For inflation-ravaged New Yorkers, the Queens Night Market has long been a lush oasis in an affordable food desert — offering a global array of gut-busting gourmet dishes for less than the cost of a sad skinny latte in Midtown.

Back for a milestone 10th summer season, the Flushing Meadows feeding ground has once again declined to raise prices, meaning visitors will pay $5 to $6 max for any item — from Ukrainian-style knishes to sweet and savory Khmer fish curry.

These bazaar-ely good deals are particularly notable considering the clamor over the nocturnal noshing mecca — which has managed to attract more than 3 million visitors since its 2015 inception.

And this year, organizers have added dozens more vendors into the mix — to further reflect the culinary diversity of the borough, one of the most multicultural zones in the known world.

Following a sneak preview on April 19 (which cost $8 at the door), the Queens Night Market was slated to hold its first free admission event last Saturday, but the opening was pushed back due to a less-than-favorable weather forecast.

Now, it will run every Saturday starting May 3 until October 25 — with a short break from August 23-September 26 for the US Open — from 4 p.m. to midnight.

New Yorkers are likely willing to wait a couple weeks for such a big “deal.”

Queens Night Market founder John Wang said that the price cap, which has been in place since 2017, is a credit to the vendors “who overwhelmingly voted to keep the status quo, despite major inflationary pressures.”

The founder put in a call to companies and philanthropists alike in the hopes of waiving vendor fees, but when he failed to secure sponsorship, 80% of participating hawkers voted to maintain the bargain prices for another year.

“What the vendors decided upon was a tremendous gift to NYC,” Wang told The Post. “At a time when we seem to be consistently paying $5 to $6 for even a cup of coffee, the vendors have helped create an oasis — right when our wallets need it most.”

He acknowledged that most of the fare could go from $10 to $20 elsewhere, but that the mom-and-pop hawkers prioritize their food and the stories behind it over mere profits.

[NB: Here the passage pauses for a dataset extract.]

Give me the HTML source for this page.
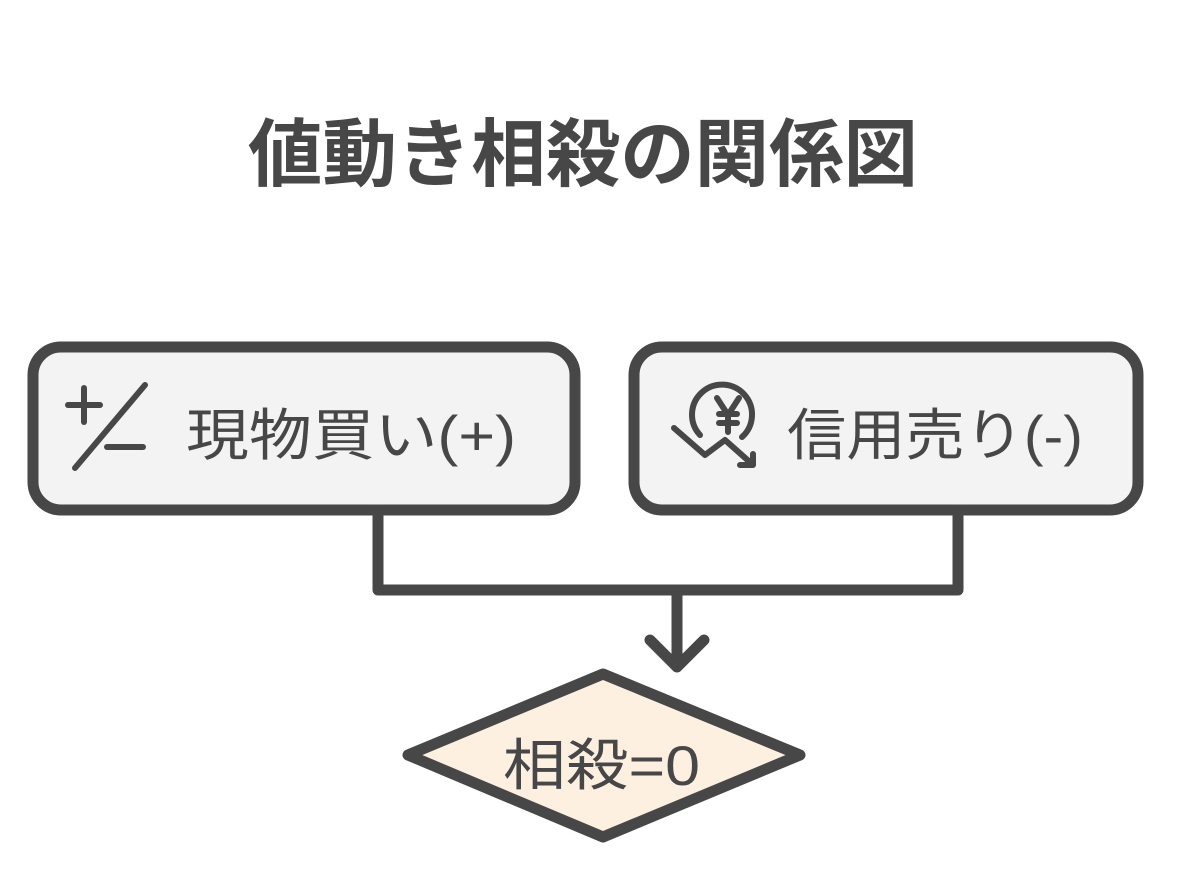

Holding the line is doubly impressive considering that inflation has spiked by 30% in the last eight years, forcing wallet-weary diners to fork out a fortune for so-called cheap eats.

To wit, Big Apple diners now pay $13.99 for a Whopper meal at certain Burger King branches — and $6 for a standard Starbucks espresso beverage.

And unlike at your typical alfresco grease depots, market visitors can go around the world in 80 bites here — the vibrant venue features 100 vendors representing 95 countries through its hawkers and their food.

Spots of note include Jiutoiniao, serving Cambodian fish amok, a rich coconut seafood curry; Caribbean Street Eats for a Trinidadian deep-fried shark sandwich served with coleslaw, tomatoes, cucumbers and more on a fried flatbread; and Alexis Caribbean Cuisine’s Guyanese metemgee — a stew with root vegetables simmered in a creamy coconut milk broth with dumplings that’s typically eaten with fried fish.

All told, Queens Night Market has welcomed 600 vendors since its inception, 450 of whom started their businesses at the bazaar.

Meet the first-timers

Miriam Hunte, 30, who runs first-time night market vendor Alexis Caribbean Cuisine with her aunt Alexis, espoused the virtues of metemgee to The Post.

“When that all is combined, it’s [the metemgee’s] just [a] salt and sweet mixture,” she said. “Then the fish is like, you like salty spicy, the fish gives you that. Guyanese food is very sweet, tangy, salty, it has all things combined.”

Christian Cassagnol, 46, the proprietor of Haitian hot spot Cassa, was born in the US but moved to Haiti when he was a child. After his father’s restaurant went under following the Haiti earthquake of 2010, he moved back to the US and got a job in city government before eventually continuing his father’s culinary legacy at the Queens Night Market.

“I told him, ‘Pa, let’s do it in New York,’ and so here we are,” he told The Post. Among other dishes, Cassagnol specializes in salted herring and salted cod that has been marinated in lime, Scotch parsley, different herbs and blistering Scotch bonnet peppers that Cassagnol grows himself when in season.

The Knish’s Sheila Kushner, 57, is a psychologist by trade but decided to bring her special Ukrainian-Jewish round potato knishes — a deep-fried dough pocket the recipe of which she learned from her grandmother — to the market for the first time.

“I’m super excited for people to try this and to see the kind of knish I grew up with,” said Kushner, who has been in the US since 1976, when Ukraine was under Soviet rule.

Despite being in America for so long, she didn’t think to bring her native cuisine to the market until Wang prodded her this year.

“I know your food,” Kushner recalled him saying to her. “Just do it.”